We should never be embarrassed by our spouses.
But what’s wrong with this scenario? Just like we should never be embarrassed by our children (so they should know we ALWAYS have their back), we should never be embarrassed by our spouses. Our first and most important commitment is to them. Our loyalty is to them. Our support is to them.
Whose opinion is more valuable to us than theirs? What do we care about how other people, who are less important to us, whose opinion if accessed objectively is actually irrelevant or certainly flawed, respond?
When my children would come home from school complaining about name calling, my husband would always ask them if it was true and if it came from someone whose opinion they valued. The answer to both questions was always no. I still remember an incident from college.

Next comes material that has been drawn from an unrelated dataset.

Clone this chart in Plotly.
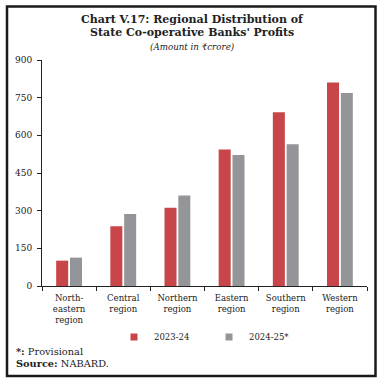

My dorm mother complimented me on the dress I was wearing. I floated through the day feeling very good about myself until I remembered she was the same person who had chosen the really dreadful material for the couches in the common room. Her opinion shouldn’t have had the weight to inflate or deflate my sense of self.
What does it say about our marriage and our commitment that we are so vulnerable to the opinions of others? What does it say about us and our sense of self-worth?
Please God, if you have many years together, your spouse will inevitably say and do some foolish things along the way (yes even your spouse). And, believe it or not, so will you. But whatever you say or do, you want your partner’s support. You want to know they’ve got your back – even when you make a mistake or exercise less than stellar judgment.
An individual sense of embarrassment can be a healthy thing. It may prevent us from behaving in ways that we later regret, that are a source of shame. It may act as a fence against loss of control or foolhardy behavior. It keeps us in check. It’s a good personal tool for self-control.
But the key is self-control. We don’t want to control our spouses (well, maybe we do but that’s another problem!). Our job is not to keep them in check (although we may sometimes need to gently suggest that certain behaviors should be scaled back). Our job is to be supportive, however they act, whatever they do. We don’t want our husband or wife to ever be embarrassed by us. And we need to respond in kind. With unconditional love and support. Whatever they say (however bad the joke!) and whatever they do.